On the third night of Noise Pop 2020 at Great American Music Hall, Meerna opened the night with a room-silencing cover of Joan Baez’s “Silver Dagger” and set the stage for what would be a lovely and soulful performance. Never have I seen an audience so silent, so willfully watching the first opening act. Meerna frontwoman Carly Bond, who typically plays with a full band, braved the stage solo and confessed, “Guys, I’m scared,” then tuning her guitar added in a drawn out voice, “Soooo scared,” to audience chuckles. After busting out an old favorite, “Good Luck,” Bond tuned her guitar, told us she was going to play a new and complicated song, then looked out at the growing crowd shrined in blue lights and said, “Guys? You seem nice, so I trust you,” then laid out a strong song to leave us with.
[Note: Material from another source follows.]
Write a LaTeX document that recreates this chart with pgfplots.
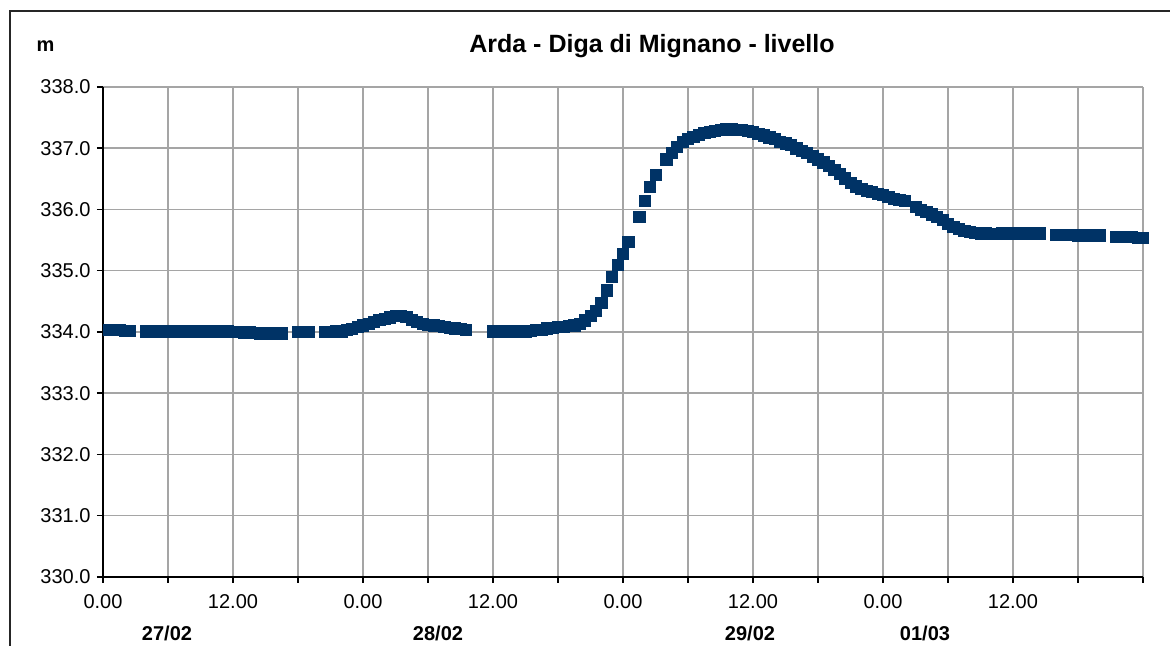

Bay Area native Tré Burt took the stage next with his finger plucking guitar and obvious Bob Dylan and John Prine influences. Though we didn’t catch his name nor any of the song titles, or really anything about him other than that he grew up in both Sacramento and San Francisco, his mastery of the blues-folk guitar was enough to keep the audience engaged.

Los Angeles-raised singer Angelica Garcia was a force and a half and a solid example of what true command of the synth machines paired with gale-force vocals can look like. She was all fire and dancing, with a passion and presence that elicited lots of cheers and a stirring of movement. With an obvious pride of her Latinx roots she burst out lines like “they say my home town hinders me, they say it hinders me, and that hurts me.” Last year Obama chose Garcia’s “Jícama” as a favorite song of the year. Damn right. The crowd felt it too.

Though the audience was purely engaged for most of the night with all three openers, there was an obvious shift when Helado Negro finally took the stage with his rich and stirring vocals. It was fun to watch the energy in that sea of faces watching with smiles and sways. Despite the rather sickening bass — a stark change from the rest of the night’s sound — Helado Negro (stage name of Roberto Carlos Lange) was an all-around solid performance. He was all positivity and excitement, lots of hip sways and engagement with the audience. Props to his multi-instrumentalist crew, who jumped from violin to sax to keys to vocals in a jif and created a feel almost as good as his latest album, This is How You Smile.